SOURCE MATERIAL =>
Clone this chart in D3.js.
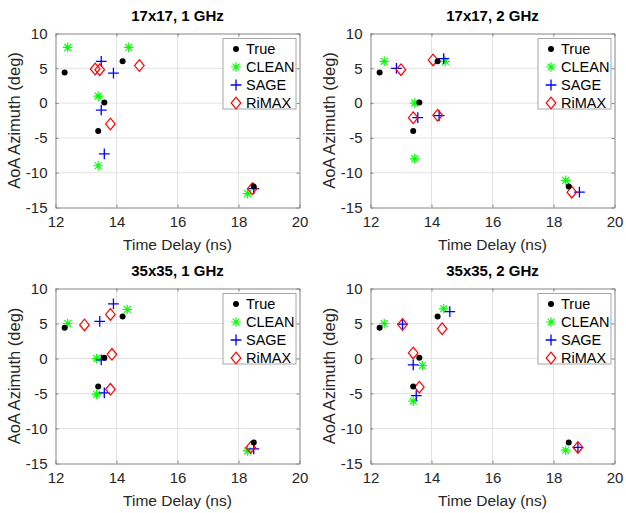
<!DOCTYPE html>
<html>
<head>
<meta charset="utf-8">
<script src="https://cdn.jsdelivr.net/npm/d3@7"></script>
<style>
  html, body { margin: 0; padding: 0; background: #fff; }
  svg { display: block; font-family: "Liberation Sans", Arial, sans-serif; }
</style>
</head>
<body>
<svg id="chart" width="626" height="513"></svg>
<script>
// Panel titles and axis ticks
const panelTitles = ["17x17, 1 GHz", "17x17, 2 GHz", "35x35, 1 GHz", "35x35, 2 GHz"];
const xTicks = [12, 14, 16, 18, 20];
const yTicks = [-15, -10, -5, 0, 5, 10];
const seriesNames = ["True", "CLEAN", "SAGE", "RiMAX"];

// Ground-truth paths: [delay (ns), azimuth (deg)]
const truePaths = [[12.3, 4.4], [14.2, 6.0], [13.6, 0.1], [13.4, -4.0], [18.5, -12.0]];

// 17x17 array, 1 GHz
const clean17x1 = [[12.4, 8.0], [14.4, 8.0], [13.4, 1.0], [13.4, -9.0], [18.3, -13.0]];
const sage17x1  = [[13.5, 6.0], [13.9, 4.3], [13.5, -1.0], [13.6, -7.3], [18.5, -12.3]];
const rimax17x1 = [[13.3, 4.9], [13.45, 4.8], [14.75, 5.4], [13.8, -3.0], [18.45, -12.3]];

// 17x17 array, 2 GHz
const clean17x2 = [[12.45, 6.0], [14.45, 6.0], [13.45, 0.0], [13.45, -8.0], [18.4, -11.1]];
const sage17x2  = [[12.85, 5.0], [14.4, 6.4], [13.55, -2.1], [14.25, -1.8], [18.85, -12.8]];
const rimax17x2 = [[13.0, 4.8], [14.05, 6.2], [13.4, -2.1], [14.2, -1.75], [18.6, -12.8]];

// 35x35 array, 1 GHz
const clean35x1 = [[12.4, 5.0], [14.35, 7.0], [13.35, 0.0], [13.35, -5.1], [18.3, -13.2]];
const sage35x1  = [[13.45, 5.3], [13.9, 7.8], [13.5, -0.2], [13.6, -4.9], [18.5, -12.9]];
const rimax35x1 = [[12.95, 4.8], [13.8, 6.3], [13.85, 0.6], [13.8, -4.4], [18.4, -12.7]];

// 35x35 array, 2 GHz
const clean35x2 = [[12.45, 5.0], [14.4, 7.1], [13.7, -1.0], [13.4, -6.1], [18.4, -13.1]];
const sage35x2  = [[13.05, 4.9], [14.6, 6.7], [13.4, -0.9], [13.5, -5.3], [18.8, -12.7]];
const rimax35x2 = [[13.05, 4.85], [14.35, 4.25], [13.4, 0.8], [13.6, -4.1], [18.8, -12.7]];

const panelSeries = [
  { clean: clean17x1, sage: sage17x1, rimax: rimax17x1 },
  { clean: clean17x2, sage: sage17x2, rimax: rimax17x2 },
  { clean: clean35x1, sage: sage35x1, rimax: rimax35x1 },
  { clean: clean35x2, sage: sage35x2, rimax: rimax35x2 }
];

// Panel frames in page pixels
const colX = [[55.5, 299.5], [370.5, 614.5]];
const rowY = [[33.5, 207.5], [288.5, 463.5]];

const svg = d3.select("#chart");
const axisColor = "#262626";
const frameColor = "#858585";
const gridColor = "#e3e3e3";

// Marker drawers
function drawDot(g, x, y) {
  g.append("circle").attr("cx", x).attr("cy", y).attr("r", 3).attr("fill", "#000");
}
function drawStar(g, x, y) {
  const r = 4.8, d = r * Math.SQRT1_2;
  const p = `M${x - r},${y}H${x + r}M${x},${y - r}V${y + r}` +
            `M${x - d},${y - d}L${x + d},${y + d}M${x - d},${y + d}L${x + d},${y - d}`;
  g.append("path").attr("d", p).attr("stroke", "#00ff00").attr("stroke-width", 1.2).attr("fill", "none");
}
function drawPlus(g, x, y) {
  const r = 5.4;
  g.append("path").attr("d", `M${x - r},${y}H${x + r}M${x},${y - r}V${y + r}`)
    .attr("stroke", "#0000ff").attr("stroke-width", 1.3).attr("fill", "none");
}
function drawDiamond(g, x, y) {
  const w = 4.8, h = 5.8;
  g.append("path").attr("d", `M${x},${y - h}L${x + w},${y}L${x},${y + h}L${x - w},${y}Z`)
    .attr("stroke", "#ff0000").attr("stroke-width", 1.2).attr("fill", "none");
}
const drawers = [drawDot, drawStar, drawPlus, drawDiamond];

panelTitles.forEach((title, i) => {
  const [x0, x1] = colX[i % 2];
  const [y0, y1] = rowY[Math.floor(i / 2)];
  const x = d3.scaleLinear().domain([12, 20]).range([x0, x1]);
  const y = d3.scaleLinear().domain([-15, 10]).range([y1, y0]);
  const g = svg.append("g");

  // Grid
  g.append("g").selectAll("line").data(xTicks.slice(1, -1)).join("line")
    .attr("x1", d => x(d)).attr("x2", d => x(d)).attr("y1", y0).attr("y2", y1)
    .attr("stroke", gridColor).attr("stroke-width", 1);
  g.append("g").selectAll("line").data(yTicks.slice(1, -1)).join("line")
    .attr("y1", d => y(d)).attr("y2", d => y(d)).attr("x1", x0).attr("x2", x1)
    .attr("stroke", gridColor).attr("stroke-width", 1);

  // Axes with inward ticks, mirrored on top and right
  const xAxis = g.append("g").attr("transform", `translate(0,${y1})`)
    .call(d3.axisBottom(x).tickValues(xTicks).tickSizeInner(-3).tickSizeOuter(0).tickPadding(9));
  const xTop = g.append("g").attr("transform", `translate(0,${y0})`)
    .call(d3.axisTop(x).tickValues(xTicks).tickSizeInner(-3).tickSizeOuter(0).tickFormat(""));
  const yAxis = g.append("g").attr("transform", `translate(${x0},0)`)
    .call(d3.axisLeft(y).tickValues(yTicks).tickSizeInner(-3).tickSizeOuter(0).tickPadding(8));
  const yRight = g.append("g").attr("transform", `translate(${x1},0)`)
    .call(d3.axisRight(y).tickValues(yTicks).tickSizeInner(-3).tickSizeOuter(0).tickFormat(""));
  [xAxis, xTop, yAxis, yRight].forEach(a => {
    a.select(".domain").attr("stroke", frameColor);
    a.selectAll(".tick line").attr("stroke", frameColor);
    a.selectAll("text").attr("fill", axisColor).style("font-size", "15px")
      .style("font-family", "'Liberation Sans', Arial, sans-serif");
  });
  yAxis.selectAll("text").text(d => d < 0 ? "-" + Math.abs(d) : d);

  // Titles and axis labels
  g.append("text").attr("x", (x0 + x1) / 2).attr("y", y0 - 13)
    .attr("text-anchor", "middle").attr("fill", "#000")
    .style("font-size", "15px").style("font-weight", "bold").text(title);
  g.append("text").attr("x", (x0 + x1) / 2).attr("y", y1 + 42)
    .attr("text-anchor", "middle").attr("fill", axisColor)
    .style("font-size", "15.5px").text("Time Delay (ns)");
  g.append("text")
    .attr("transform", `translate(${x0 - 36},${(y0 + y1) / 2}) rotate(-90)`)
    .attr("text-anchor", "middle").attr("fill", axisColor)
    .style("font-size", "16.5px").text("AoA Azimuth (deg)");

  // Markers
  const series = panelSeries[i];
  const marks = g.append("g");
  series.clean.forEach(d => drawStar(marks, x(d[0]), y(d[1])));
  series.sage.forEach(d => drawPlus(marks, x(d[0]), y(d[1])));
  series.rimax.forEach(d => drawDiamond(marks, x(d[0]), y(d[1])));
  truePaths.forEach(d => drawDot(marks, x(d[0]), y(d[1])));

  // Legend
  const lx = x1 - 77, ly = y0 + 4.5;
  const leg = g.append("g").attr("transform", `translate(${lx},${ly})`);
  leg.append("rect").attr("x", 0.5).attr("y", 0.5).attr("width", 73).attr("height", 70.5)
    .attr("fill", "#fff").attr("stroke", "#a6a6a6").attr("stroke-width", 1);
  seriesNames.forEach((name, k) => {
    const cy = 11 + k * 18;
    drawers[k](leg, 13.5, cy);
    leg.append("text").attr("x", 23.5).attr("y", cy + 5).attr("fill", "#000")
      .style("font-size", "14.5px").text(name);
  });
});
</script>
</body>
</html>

YOUR OBJECTIVE =>
Find all lines with "chart" in them and copy each one.

CORRECT RESPONSE =>
Clone this chart in D3.js.
<svg id="chart" width="626" height="513"></svg>
const svg = d3.select("#chart");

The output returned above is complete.